What you are asked to do - Everything from the opening line of the records below through the line with "import matplotlib.pyplot as plt" must be duplicated exactly, pictures left out.

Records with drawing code
(begin)

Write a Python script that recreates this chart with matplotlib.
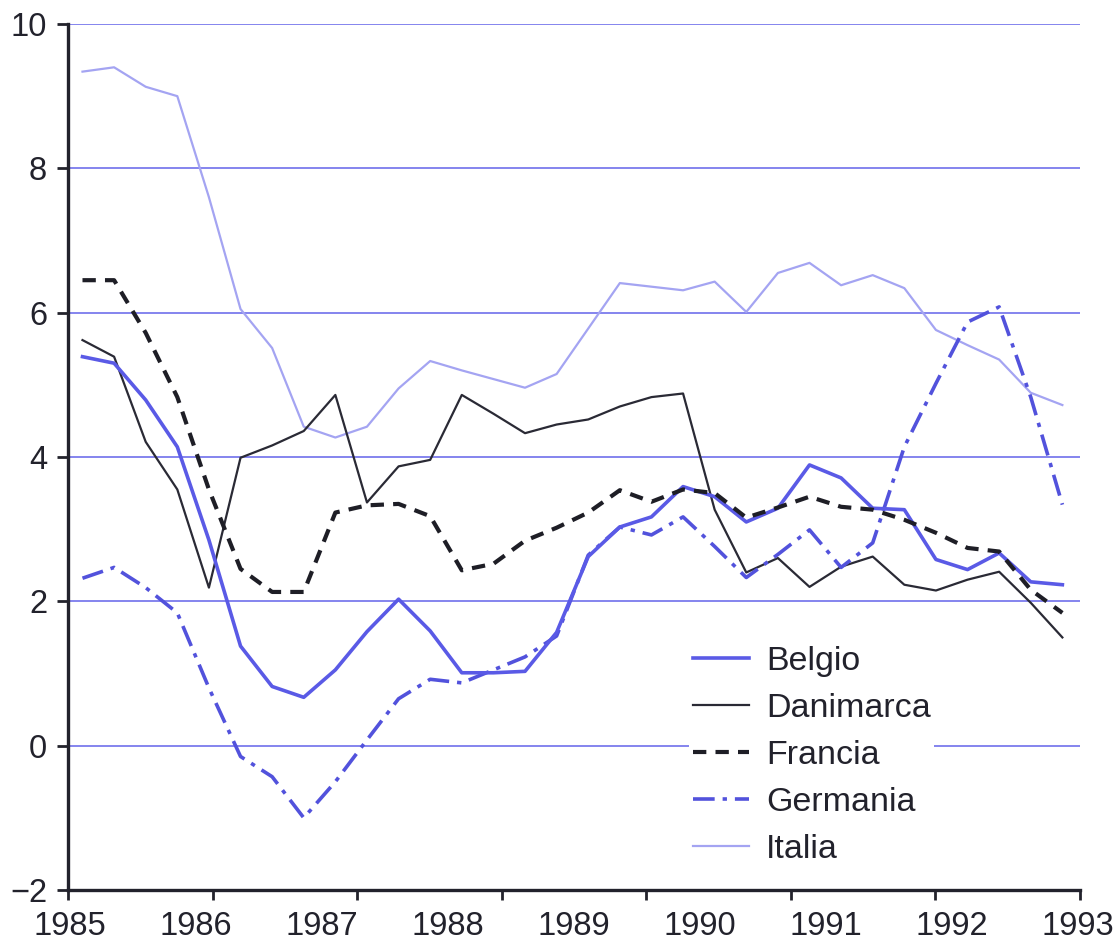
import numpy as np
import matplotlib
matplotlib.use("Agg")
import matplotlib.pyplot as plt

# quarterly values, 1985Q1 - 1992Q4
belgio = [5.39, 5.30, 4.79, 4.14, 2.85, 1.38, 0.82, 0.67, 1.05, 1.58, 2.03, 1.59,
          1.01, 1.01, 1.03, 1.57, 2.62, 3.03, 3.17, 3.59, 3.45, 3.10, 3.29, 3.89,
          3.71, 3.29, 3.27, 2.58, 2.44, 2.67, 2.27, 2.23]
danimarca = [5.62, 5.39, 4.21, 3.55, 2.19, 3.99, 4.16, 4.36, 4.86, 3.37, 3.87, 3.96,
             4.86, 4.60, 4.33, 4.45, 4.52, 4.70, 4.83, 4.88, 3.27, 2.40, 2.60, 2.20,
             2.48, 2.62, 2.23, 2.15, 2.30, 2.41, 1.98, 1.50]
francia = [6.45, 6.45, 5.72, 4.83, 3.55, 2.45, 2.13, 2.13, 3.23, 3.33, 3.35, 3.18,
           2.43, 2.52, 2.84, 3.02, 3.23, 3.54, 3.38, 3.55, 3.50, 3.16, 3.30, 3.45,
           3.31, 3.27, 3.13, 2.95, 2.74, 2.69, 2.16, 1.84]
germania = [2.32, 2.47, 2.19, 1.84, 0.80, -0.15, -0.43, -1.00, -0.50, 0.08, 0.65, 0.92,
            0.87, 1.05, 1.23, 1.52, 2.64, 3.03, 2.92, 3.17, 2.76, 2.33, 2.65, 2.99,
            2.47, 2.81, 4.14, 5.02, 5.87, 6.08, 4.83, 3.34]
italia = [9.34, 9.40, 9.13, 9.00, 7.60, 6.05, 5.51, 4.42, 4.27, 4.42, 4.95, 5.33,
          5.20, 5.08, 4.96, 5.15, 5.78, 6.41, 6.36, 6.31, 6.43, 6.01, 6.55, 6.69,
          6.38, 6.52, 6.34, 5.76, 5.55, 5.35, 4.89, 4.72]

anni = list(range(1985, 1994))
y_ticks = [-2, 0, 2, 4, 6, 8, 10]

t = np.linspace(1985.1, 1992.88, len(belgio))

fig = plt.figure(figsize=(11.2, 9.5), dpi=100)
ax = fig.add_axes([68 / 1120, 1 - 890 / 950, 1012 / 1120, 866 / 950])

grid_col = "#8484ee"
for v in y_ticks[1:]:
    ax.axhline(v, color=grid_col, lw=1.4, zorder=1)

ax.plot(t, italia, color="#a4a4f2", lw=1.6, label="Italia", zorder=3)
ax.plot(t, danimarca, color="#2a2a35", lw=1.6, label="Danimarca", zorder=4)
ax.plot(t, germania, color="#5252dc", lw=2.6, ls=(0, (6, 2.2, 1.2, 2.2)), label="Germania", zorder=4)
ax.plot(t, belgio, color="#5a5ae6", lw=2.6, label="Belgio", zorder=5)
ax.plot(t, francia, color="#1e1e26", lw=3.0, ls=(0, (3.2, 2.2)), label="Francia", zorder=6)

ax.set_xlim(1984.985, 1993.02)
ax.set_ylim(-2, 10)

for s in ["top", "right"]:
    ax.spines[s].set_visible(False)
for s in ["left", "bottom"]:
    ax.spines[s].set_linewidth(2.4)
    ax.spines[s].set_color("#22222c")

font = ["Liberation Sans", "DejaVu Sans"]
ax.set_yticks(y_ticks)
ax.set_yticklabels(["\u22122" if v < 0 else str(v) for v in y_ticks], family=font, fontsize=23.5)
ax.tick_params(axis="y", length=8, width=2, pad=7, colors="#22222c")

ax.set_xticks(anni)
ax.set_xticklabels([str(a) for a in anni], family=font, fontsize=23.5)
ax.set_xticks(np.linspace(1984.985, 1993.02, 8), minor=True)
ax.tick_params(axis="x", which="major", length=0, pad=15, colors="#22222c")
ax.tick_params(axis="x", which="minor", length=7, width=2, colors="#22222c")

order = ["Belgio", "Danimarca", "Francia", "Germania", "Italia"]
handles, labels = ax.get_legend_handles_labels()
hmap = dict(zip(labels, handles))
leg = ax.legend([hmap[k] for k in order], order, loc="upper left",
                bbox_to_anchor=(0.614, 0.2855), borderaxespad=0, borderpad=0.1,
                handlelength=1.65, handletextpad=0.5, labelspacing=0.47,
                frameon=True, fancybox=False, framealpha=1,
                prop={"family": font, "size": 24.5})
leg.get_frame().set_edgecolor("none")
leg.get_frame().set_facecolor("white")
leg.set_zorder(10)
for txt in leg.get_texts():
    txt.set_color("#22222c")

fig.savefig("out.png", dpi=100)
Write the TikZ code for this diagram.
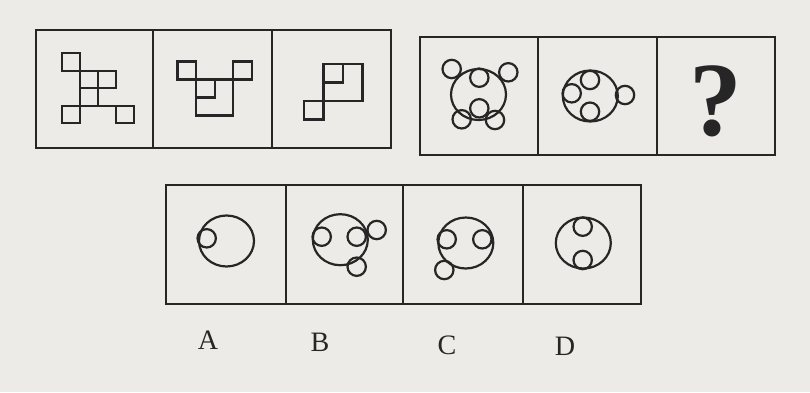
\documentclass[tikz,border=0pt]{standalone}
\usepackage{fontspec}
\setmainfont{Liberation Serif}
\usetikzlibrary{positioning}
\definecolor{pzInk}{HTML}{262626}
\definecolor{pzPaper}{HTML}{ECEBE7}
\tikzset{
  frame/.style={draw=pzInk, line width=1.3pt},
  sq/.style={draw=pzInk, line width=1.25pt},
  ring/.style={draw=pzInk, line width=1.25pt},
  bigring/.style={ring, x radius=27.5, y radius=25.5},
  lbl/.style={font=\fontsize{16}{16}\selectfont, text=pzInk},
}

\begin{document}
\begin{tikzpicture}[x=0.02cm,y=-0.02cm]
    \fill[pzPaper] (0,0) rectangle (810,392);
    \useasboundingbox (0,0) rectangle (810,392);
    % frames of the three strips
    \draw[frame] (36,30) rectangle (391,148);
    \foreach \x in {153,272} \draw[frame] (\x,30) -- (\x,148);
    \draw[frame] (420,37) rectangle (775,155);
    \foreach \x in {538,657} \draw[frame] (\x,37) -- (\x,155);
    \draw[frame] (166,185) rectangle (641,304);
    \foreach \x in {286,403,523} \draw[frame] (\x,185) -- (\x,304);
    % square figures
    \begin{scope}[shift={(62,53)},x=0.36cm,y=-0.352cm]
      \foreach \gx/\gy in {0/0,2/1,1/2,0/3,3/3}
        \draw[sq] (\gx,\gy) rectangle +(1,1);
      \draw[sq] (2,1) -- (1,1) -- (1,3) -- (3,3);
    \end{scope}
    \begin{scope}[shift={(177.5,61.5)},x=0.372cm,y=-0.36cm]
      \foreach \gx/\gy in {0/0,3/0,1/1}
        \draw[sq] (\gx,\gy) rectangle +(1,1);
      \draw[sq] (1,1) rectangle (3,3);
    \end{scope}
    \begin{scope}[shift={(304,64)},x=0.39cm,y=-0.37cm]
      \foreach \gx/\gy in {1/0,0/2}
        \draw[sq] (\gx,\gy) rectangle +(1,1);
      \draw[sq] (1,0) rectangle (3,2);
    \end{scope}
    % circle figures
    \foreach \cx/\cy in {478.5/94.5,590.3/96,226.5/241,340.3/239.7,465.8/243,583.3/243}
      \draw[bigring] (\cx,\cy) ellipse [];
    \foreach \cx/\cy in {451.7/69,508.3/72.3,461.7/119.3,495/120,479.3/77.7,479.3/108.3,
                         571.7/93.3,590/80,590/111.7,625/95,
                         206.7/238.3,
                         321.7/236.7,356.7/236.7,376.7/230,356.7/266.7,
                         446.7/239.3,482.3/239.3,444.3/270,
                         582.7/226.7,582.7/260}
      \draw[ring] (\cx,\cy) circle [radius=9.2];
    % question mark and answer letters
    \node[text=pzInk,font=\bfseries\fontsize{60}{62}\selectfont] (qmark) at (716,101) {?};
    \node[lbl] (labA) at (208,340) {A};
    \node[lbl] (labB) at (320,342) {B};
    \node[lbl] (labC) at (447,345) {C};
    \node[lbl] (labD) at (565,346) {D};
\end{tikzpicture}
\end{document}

(end)

Result below -
Write a Python script that recreates this chart with matplotlib.
import numpy as np
import matplotlib
matplotlib.use("Agg")
import matplotlib.pyplot as plt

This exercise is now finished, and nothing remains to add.